With all eyes on him, Durant aced all three exams. He was individually better than LeBron, twice, and when he arrived in Oklahoma City last February, with thousands of emotionally wounded fans targeting him for ridicule, he ravaged his former team.

Durant totaled a team-high 34 points (12-of-21 shooting, including 3-of-6 from deep, 7-of-7 from the line), nine rebounds and three assists in a 130-114 rout.

So there will be no such dramatic backdrop Wednesday when Durant takes the floor at Chesapeake Energy Arena, and it is anticipated his sprained left ankle will have healed sufficiently enough to allow him to play. Regardless of whether he plays, hHs return this time simply will not generate the tremendous local turbulence it did last season.

“It was a pretty fun moment to be a part of,” Durant told reporters at practice Tuesday. “You always respect the players on the court. And the people that have stuff to say about what’s going on on the court, they really don’t matter.

“So I just tried to go out there and think about that. Just realize that the players on the court are the most important and I know if I don’t focus and lock in, I won’t play to the best of my ability. I tried to block out all the nonsense and the BS and just go out there and play.”

There should be considerably less BS and nonsense this time around, for this is a more evolved Durant and this is not the OKC team he left behind, shattered in a dozen little pieces scattered around a new solo act that was Russell Westbrook.

Westbrook now has two fellow All-Stars at his side. OKC general manager Sam Presti navigated offseason deals to acquire both Carmelo Anthony and Paul George. There is a sense that the reloaded Thunder can make some playoff noise, and that matters in the wake of a steep drop last postseason.

Having spent most of a day interviewing locals in advance of the Warriors-Thunder game last season, it was apparent those folks were heartbroken by KD’s departure but perhaps more crestfallen about what little was left of their beloved team.

Durant, who remains connected to some of his personal causes in OKC, seems to recognize that. It’s enough to assuage any unease he may have felt for the fans that once adored him.

Asked Tuesday if there was any lingering sentiment about returning to the place where he spent eight seasons, Durant barely hesitated.

“No, it’s just a regular game for me now,” he said. “I learned how to tune out the crowd. I learned how to tune out the b------t and just play. Just keep it at basketball and I’ll be all right.”

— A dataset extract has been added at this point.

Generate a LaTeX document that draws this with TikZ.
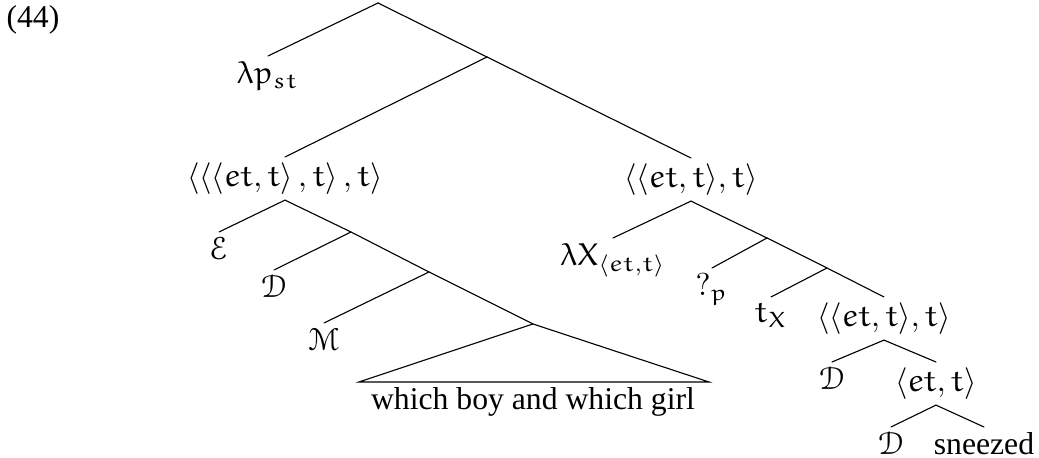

It has been 16 months since Durant woke up on the morning of July 4 and announced his decision to sign with the Warriors. Durant has adapted to the Bay Area. He drives the local streets, rides BART every so often and has his favorite spots. He has his hands all over the high-tech industry that drives so much of the energy here.

Durant has moved deeply into the next phase of his career and has his eyes on his post-career options. OKC was home for most of his NBA life, but he now lives elsewhere.

Kevin Durant is in a good place, in most every way, and he likes it.

“I’ve been in the league for this long and been in every situation as a basketball player: losing games, winning games, overtime games, winning a championship, losing a championship, MVP, coming in second in the MVP,” he said. “I feel like I’ve been through everything in the league as an individual player. All those experiences have given me knowledge and given me insight on the game and what it’s about.

“It’s pretty simple when you think about it. You work, you work, you work. You gain experience, you gain knowledge and when it’s time to give it to somebody else you do it. When it’s time to apply it to your game, you just apply it when you play. “

When KD steps on the floor Wednesday and sees George and Anthony behind Westbrook, he can’t help but feel the difference. He has moved on and so have the Thunder.

There is reason, good reason, to believe the man when he says going back this time is just another game.